We are encouraged by Jesus to use the love of Christ that is in our hearts to improve the situation. We are encouraged not to lose our effectiveness. Jesus cautions that if we lose our focus then our “salt” is no longer effective we become useless.
Let me stop here and explain. We have the opportunity each moment we live to affect those around us, either for good or bad. We need to be aware of that and decide how we will use our influence. When we choose to be destructive our ability to claim the love of Christ and help others is gone. Our witness is no longer respected.
There is also a condition that we need to watch for. When we find ourselves under pressure, we need to be aware of how we are demonstrating our faith. We need to remember who is in control. We need to avoid losing our saltiness, our credibility, our witness.
Think of it this way. We can be an egg, a carrot or coffee beans. Let me explain, when we place each one of these in the heat of the moment, boiling water, they react differently. An egg becomes hard-boiled. Its insides change from liquid to solid. Our heart gets hard. Carrots on the other hand get soft and mushy. They start off rigid and strong but end up all mushy, no backbone, no firm foundation to stand on. Now coffee beans on the other hand do not change, they remain the same; they do however change the water. The water becomes aromatic and tasty. The water becomes desirable. The coffee beans do not change but they change the water. Which one are we? When the situation around us gets heated, do we harden our heart, lose our firmness and foundation or do we improve the environment around us? Don’t lose your saltiness.
Jesus then goes on to describe us as “the light of the world”. Have you ever thought of yourself as a light that shines for all to see? Jesus put in each one of us a light that will dispel the darkness. Don’t hide your light, let it shine.
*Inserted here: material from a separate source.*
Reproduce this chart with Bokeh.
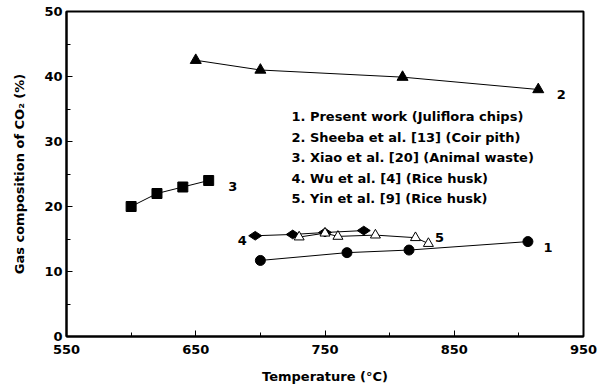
from bokeh.plotting import figure
from bokeh.models import FixedTicker, Range1d, Label
from bokeh.embed import file_html
from bokeh.resources import INLINE
import math

# ---- data ----
t1 = [700, 767, 815, 907]
v1 = [11.7, 12.9, 13.3, 14.6]
t2 = [650, 700, 810, 915]
v2 = [42.5, 41.0, 39.9, 38.0]
t3 = [600, 620, 640, 660]
v3 = [20.0, 22.0, 23.0, 24.0]
t4 = [696, 725, 750, 780]
v4 = [15.5, 15.7, 16.0, 16.3]
t5 = [730, 750, 760, 789, 820, 830]
v5 = [15.3, 15.9, 15.4, 15.6, 15.2, 14.3]

legend_lines = [
    "1. Present work (Juliflora chips)",
    "2. Sheeba et al. [13] (Coir pith)",
    "3. Xiao et al. [20] (Animal waste)",
    "4. Wu et al. [4] (Rice husk)",
    "5. Yin et al. [9] (Rice husk)",
]
x_ticks = [550, 650, 750, 850, 950]
x_minor = [600, 700, 800, 900]
y_ticks = [0, 10, 20, 30, 40, 50]
y_minor = [5, 15, 25, 35, 45]

FONT = "DejaVu Sans"

p = figure(width=606, height=389, output_backend="svg", toolbar_location=None,
           x_range=Range1d(550, 950), y_range=Range1d(0, 50),
           min_border_left=66, min_border_right=23, min_border_top=11, min_border_bottom=53)
p.grid.visible = False
p.background_fill_color = "white"
p.border_fill_color = "white"
p.outline_line_color = "black"
p.outline_line_width = 2

for ax in (p.xaxis[0], p.yaxis[0]):
    ax.axis_line_width = 2
    ax.axis_line_color = "black"
    ax.major_tick_in = 6
    ax.major_tick_out = 0
    ax.minor_tick_in = 4
    ax.minor_tick_out = 0
    ax.major_tick_line_width = 1
    ax.minor_tick_line_width = 1
    ax.major_tick_line_color = "black"
    ax.minor_tick_line_color = "black"
    ax.major_label_text_font = FONT
    ax.major_label_text_font_style = "bold"
    ax.major_label_text_font_size = "13px"
    ax.major_label_text_color = "black"
    ax.axis_label_text_font = FONT
    ax.axis_label_text_font_style = "bold"
    ax.axis_label_text_font_size = "13px"
    ax.axis_label_text_color = "black"

p.xaxis.ticker = FixedTicker(ticks=x_ticks, minor_ticks=x_minor)
p.yaxis.ticker = FixedTicker(ticks=y_ticks, minor_ticks=y_minor)
p.xaxis.axis_label = "Temperature (°C)"
p.yaxis.axis_label = "Gas composition of CO₂ (%)"
p.xaxis.major_label_standoff = 8
p.xaxis.axis_label_standoff = 12
p.yaxis.major_label_standoff = 4
p.yaxis.axis_label_standoff = 14

# lines
for t, v in ((t1, v1), (t2, v2), (t3, v3), (t4, v4), (t5, v5)):
    p.line(t, v, line_color="black", line_width=1)

p.scatter(t1, v1, marker="circle", size=10, fill_color="black", line_color="black")
p.scatter(t2, v2, marker="triangle", size=11, fill_color="black", line_color="black")
p.scatter(t3, v3, marker="square", size=10, fill_color="black", line_color="black")
p.scatter(t4, v4, marker="diamond", size=13, angle=math.pi / 2,
          fill_color="black", line_color="black")
p.scatter(t5, v5, marker="triangle", size=10, fill_color="white", line_color="black",
          line_width=1)

# series number labels (positioned relative to series end points)
num_specs = [
    ("1", t1[-1], v1[-1], 20, 6),
    ("2", t2[-1], v2[-1], 23, 5),
    ("3", t3[-1], v3[-1], 24, 6),
    ("4", t4[0], v4[0], -13, 5),
    ("5", t5[-1], v5[-1], 11, -6),
]
for txt, x, y, dx, dy in num_specs:
    p.add_layout(Label(x=x, y=y, text=txt, x_offset=dx, y_offset=-dy,
                       text_font=FONT, text_font_style="bold", text_font_size="13px",
                       text_align="center", text_baseline="middle", text_color="black"))

# text legend block
leg_x = 724
leg_y0 = 33.8
leg_step = 3.15
for i, line in enumerate(legend_lines):
    p.add_layout(Label(x=leg_x, y=leg_y0 - i * leg_step, text=line,
                       text_font=FONT, text_font_style="bold", text_font_size="13px",
                       text_align="left", text_baseline="middle", text_color="black"))

open("out.html", "w").write(file_html(p, INLINE))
Think about when the electricity goes out and there are no lights; immediately our attitude changes. For a moment we experience a wide range of emotions, none of them good. Our mind is flooded with thoughts, mostly negative. Then we remember the candles. We light a candle; a little flame and we are amazed at how much light it provides. Hope returns with light.
We are the same kind of light. We, as Christians, have the same opportunity to light the darkness others are experiencing. When all hope is gone the light of one who knows Jesus can bring hope to the world.
Have we ever stumbled around in the dark? Even in our own home, we think we know where things are, but we still stub our toe and stumble. When we hide our light, we cause others to stumble around in the darkness. When we keep the love of God to ourselves and do not share it, we leave others to find their own way in the darkness. Let your light shine! Put it on a lamp stand and help others find their way.
The first two illustrations that Jesus taught, salt and light; encourage us to influence the environment around us by giving hope. We all bring hope to a situation, some by coming and others by leaving. Christ encourages us to be the hope for those around us, enhance the flavor of life, light the way in the darkness.